### Directive:
Return each line of the listing below, unchanged, and omit the images.

### Raw data:
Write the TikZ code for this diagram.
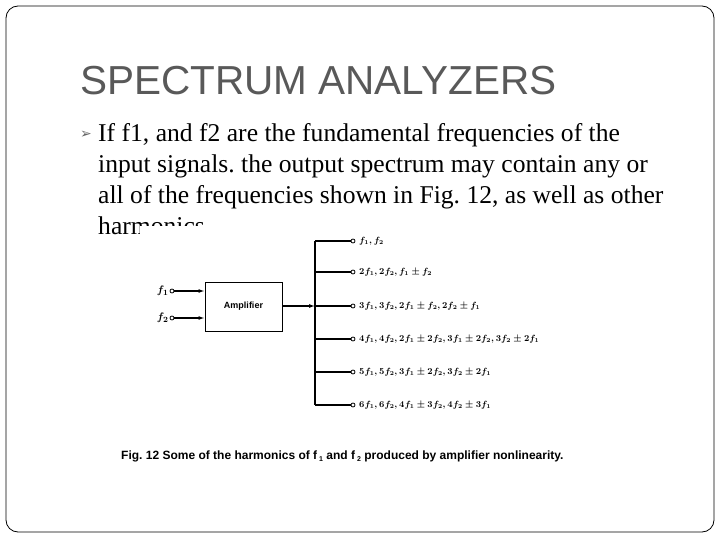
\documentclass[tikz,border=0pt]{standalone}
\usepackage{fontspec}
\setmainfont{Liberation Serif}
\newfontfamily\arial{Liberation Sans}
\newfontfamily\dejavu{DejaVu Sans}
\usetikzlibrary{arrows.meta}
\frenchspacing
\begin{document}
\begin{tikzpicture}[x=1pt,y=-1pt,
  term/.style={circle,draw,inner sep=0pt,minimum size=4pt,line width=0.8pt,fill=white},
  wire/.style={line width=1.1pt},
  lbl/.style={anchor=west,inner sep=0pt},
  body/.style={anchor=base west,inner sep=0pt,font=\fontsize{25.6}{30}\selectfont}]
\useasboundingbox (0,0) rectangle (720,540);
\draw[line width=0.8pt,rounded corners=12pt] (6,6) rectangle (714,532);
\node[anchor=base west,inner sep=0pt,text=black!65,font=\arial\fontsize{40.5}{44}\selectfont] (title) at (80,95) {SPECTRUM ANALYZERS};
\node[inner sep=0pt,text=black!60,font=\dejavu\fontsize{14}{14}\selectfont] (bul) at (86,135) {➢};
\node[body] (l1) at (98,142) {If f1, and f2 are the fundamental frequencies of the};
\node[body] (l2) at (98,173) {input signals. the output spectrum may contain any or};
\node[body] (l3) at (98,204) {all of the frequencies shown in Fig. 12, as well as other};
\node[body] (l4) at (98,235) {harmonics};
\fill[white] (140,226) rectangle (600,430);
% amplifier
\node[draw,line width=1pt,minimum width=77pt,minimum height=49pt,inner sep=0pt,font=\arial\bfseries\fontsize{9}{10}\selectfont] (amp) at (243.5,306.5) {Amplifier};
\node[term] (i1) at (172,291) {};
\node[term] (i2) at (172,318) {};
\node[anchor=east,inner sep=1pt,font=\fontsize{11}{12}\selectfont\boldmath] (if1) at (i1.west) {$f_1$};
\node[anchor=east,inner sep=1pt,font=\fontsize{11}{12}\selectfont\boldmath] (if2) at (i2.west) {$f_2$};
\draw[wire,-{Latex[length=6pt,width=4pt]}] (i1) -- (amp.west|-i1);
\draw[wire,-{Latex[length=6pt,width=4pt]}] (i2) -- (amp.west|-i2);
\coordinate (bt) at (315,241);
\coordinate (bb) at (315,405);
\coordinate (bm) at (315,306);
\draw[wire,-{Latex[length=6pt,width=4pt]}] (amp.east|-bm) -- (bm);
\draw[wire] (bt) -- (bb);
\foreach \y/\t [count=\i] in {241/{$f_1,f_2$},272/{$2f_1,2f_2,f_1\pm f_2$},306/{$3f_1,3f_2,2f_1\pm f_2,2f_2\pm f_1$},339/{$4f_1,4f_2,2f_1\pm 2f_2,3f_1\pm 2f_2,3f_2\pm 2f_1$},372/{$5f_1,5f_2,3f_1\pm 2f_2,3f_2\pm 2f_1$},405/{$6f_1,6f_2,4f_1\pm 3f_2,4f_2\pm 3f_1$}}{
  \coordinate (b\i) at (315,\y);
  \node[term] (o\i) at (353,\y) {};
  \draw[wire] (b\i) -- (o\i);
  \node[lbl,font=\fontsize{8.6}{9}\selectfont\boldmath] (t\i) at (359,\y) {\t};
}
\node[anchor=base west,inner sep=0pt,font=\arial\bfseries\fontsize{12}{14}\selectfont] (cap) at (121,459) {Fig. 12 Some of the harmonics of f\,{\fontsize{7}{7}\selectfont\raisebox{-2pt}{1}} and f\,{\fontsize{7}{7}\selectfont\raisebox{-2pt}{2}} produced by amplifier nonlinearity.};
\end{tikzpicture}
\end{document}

### Exercise response:
Write the TikZ code for this diagram.
\documentclass[tikz,border=0pt]{standalone}
\usepackage{fontspec}
\setmainfont{Liberation Serif}
\newfontfamily\arial{Liberation Sans}
\newfontfamily\dejavu{DejaVu Sans}
\usetikzlibrary{arrows.meta}
\frenchspacing
\begin{document}
\begin{tikzpicture}[x=1pt,y=-1pt,
  term/.style={circle,draw,inner sep=0pt,minimum size=4pt,line width=0.8pt,fill=white},
  wire/.style={line width=1.1pt},
  lbl/.style={anchor=west,inner sep=0pt},
  body/.style={anchor=base west,inner sep=0pt,font=\fontsize{25.6}{30}\selectfont}]
\useasboundingbox (0,0) rectangle (720,540);
\draw[line width=0.8pt,rounded corners=12pt] (6,6) rectangle (714,532);
\node[anchor=base west,inner sep=0pt,text=black!65,font=\arial\fontsize{40.5}{44}\selectfont] (title) at (80,95) {SPECTRUM ANALYZERS};
\node[inner sep=0pt,text=black!60,font=\dejavu\fontsize{14}{14}\selectfont] (bul) at (86,135) {➢};
\node[body] (l1) at (98,142) {If f1, and f2 are the fundamental frequencies of the};
\node[body] (l2) at (98,173) {input signals. the output spectrum may contain any or};
\node[body] (l3) at (98,204) {all of the frequencies shown in Fig. 12, as well as other};
\node[body] (l4) at (98,235) {harmonics};
\fill[white] (140,226) rectangle (600,430);
% amplifier
\node[draw,line width=1pt,minimum width=77pt,minimum height=49pt,inner sep=0pt,font=\arial\bfseries\fontsize{9}{10}\selectfont] (amp) at (243.5,306.5) {Amplifier};
\node[term] (i1) at (172,291) {};
\node[term] (i2) at (172,318) {};
\node[anchor=east,inner sep=1pt,font=\fontsize{11}{12}\selectfont\boldmath] (if1) at (i1.west) {$f_1$};
\node[anchor=east,inner sep=1pt,font=\fontsize{11}{12}\selectfont\boldmath] (if2) at (i2.west) {$f_2$};
\draw[wire,-{Latex[length=6pt,width=4pt]}] (i1) -- (amp.west|-i1);
\draw[wire,-{Latex[length=6pt,width=4pt]}] (i2) -- (amp.west|-i2);
\coordinate (bt) at (315,241);
\coordinate (bb) at (315,405);
\coordinate (bm) at (315,306);
\draw[wire,-{Latex[length=6pt,width=4pt]}] (amp.east|-bm) -- (bm);
\draw[wire] (bt) -- (bb);
\foreach \y/\t [count=\i] in {241/{$f_1,f_2$},272/{$2f_1,2f_2,f_1\pm f_2$},306/{$3f_1,3f_2,2f_1\pm f_2,2f_2\pm f_1$},339/{$4f_1,4f_2,2f_1\pm 2f_2,3f_1\pm 2f_2,3f_2\pm 2f_1$},372/{$5f_1,5f_2,3f_1\pm 2f_2,3f_2\pm 2f_1$},405/{$6f_1,6f_2,4f_1\pm 3f_2,4f_2\pm 3f_1$}}{
  \coordinate (b\i) at (315,\y);
  \node[term] (o\i) at (353,\y) {};
  \draw[wire] (b\i) -- (o\i);
  \node[lbl,font=\fontsize{8.6}{9}\selectfont\boldmath] (t\i) at (359,\y) {\t};
}
\node[anchor=base west,inner sep=0pt,font=\arial\bfseries\fontsize{12}{14}\selectfont] (cap) at (121,459) {Fig. 12 Some of the harmonics of f\,{\fontsize{7}{7}\selectfont\raisebox{-2pt}{1}} and f\,{\fontsize{7}{7}\selectfont\raisebox{-2pt}{2}} produced by amplifier nonlinearity.};
\end{tikzpicture}
\end{document}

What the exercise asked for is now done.